## Records provided
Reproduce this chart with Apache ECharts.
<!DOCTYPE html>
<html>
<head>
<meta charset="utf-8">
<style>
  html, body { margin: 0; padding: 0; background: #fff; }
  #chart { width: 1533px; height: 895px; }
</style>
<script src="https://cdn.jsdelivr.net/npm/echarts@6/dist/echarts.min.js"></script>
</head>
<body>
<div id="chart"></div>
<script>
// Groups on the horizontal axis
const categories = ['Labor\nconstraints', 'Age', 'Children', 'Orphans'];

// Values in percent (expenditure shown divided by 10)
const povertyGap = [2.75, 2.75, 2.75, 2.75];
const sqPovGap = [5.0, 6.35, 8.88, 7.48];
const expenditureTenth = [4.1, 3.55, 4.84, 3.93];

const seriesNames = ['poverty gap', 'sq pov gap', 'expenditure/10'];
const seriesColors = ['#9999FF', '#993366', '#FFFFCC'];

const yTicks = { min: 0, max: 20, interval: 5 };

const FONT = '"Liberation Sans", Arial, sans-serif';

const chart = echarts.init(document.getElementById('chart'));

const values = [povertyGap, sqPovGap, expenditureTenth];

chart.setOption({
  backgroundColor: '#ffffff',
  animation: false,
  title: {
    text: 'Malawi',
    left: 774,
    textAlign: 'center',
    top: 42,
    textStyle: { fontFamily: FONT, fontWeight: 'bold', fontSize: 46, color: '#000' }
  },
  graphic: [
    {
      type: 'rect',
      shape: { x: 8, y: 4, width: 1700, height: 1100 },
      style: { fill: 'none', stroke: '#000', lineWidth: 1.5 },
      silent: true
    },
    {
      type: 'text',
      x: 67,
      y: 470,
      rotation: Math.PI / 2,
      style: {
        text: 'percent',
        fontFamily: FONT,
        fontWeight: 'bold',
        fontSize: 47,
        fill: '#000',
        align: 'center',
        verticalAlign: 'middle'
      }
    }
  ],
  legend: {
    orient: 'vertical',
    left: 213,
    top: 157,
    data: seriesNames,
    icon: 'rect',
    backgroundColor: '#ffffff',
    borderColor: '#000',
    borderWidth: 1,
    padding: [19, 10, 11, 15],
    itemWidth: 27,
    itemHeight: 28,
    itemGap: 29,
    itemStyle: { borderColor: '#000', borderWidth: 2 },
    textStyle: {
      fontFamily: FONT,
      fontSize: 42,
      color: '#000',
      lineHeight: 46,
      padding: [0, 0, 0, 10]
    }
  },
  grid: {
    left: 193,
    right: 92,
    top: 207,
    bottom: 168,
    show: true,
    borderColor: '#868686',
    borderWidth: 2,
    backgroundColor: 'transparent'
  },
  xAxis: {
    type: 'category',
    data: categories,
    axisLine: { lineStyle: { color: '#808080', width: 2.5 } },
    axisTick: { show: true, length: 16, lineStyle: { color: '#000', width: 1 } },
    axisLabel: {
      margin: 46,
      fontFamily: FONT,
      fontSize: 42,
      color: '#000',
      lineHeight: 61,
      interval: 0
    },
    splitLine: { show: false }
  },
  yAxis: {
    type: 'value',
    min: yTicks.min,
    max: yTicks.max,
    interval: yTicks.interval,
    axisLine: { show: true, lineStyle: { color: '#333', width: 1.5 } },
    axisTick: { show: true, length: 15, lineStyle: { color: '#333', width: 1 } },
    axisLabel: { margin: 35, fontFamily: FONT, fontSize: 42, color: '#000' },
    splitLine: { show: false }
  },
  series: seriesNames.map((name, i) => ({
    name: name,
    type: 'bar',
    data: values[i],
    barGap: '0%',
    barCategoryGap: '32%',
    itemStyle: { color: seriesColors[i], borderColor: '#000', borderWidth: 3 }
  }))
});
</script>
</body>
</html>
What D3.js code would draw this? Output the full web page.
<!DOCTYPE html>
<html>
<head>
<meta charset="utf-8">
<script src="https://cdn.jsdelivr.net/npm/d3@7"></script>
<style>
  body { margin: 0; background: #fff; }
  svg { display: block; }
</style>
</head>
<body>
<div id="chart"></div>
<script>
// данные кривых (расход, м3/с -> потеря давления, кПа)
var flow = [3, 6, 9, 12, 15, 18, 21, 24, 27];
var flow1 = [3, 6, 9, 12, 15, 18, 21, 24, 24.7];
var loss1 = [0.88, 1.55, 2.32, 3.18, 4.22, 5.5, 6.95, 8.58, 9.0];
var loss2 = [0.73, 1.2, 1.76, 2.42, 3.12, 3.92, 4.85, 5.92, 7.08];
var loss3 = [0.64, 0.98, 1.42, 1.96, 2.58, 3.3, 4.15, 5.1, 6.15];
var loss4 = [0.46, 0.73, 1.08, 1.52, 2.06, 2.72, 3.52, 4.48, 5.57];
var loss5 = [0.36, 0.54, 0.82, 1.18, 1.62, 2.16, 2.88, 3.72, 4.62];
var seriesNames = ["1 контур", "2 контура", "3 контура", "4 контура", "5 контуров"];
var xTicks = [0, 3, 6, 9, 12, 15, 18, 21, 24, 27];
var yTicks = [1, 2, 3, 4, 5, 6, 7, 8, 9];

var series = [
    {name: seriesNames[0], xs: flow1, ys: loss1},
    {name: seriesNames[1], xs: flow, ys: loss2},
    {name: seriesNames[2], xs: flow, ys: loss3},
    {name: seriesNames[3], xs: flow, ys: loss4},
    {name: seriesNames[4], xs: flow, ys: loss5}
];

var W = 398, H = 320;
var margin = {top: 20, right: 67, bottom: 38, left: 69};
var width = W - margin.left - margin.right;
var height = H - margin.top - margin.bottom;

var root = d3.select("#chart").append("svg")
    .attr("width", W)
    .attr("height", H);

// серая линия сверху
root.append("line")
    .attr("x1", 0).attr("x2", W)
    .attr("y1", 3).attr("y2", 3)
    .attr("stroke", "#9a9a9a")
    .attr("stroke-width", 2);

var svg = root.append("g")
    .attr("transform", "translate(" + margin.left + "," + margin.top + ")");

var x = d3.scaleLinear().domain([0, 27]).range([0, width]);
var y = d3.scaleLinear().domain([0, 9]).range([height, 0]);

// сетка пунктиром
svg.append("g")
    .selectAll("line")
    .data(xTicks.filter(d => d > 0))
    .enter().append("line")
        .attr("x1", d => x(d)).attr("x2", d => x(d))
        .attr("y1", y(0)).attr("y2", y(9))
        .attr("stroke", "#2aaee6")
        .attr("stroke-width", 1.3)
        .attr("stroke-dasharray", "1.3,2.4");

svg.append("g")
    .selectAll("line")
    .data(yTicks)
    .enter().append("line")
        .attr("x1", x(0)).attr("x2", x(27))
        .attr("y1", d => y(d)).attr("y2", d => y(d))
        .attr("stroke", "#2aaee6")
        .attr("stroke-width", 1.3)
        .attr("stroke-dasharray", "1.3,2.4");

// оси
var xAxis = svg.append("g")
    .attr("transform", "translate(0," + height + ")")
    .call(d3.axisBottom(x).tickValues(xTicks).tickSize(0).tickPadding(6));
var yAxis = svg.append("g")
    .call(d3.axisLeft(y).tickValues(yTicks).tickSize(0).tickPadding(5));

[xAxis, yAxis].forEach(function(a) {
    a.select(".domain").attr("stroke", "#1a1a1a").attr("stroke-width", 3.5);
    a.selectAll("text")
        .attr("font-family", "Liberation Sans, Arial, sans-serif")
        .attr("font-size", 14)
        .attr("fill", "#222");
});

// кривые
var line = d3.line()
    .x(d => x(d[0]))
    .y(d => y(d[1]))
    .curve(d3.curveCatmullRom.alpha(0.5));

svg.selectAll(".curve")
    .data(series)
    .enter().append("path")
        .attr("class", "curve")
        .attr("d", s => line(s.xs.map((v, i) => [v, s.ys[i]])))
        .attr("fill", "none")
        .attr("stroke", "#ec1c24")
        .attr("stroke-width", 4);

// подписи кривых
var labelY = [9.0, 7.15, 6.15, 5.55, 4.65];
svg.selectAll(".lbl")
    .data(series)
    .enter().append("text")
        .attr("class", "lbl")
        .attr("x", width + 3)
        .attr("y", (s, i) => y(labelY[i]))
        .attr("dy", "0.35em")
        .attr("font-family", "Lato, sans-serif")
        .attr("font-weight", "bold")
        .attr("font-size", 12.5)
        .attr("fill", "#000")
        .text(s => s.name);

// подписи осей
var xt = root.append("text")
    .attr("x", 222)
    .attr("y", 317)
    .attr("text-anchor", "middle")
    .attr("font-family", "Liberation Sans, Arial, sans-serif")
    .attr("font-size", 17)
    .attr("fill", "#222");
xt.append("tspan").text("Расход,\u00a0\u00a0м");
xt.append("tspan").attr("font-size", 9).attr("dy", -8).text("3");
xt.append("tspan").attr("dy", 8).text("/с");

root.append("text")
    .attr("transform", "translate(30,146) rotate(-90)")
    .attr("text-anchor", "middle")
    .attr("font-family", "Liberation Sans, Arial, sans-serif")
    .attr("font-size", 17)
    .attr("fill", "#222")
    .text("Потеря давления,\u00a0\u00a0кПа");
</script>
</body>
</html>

## Requirement
Reply with only the number of lines in the material above where the string "this" appears.

## Exercise output
2